IDR: 147241460   |   DOI: 10.15393/uchz.art.2023.936

Текст научной статьи Структурно-семантические особенности одной обрядово-этикетной формулы народной речи в ситуации ткачества

Истоком традиционного речевого этикета зачастую оказывается ритуал, порожденный древнейшими верованиями, архаичными представлениями о мироустройстве и месте в нем человека. Причем в эволюционном своем развитии форма и содержание исходного ритуала (обряда) могут быть неоднократно и хронологически разновременно преобразованы, культурно и мировоззренчески переинтерпретированы. Показательно в этом отношении известное суждение Д. К. Зеленина:

«В истории обряда форма меняется, а функция при этом часто остается, хотя иногда перетолковывается на новый лад.
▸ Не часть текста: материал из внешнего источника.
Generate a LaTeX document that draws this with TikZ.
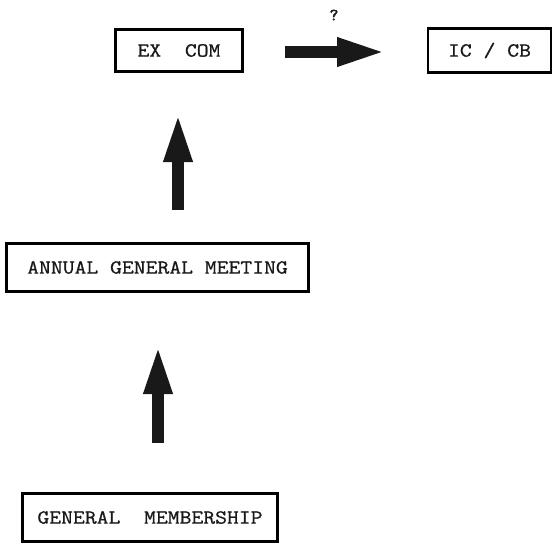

А бывает и так, что форма застывает, окаменевает, а функция выветривается, забывается» [6: 4].

Из этого следует, что и словесная формула как вербальная часть некогда цельного ритуала в процесе изменения условий своего использования могла быть не единожды переистолкована, не единожды функционально переосмыслена. Именуя множество таких формул, вышедших из ритуала (обряда), этикетными, мы лишь фиксируем их новое речевое назначение, мало заботясь об этнокультурной этимологии таких высказываний.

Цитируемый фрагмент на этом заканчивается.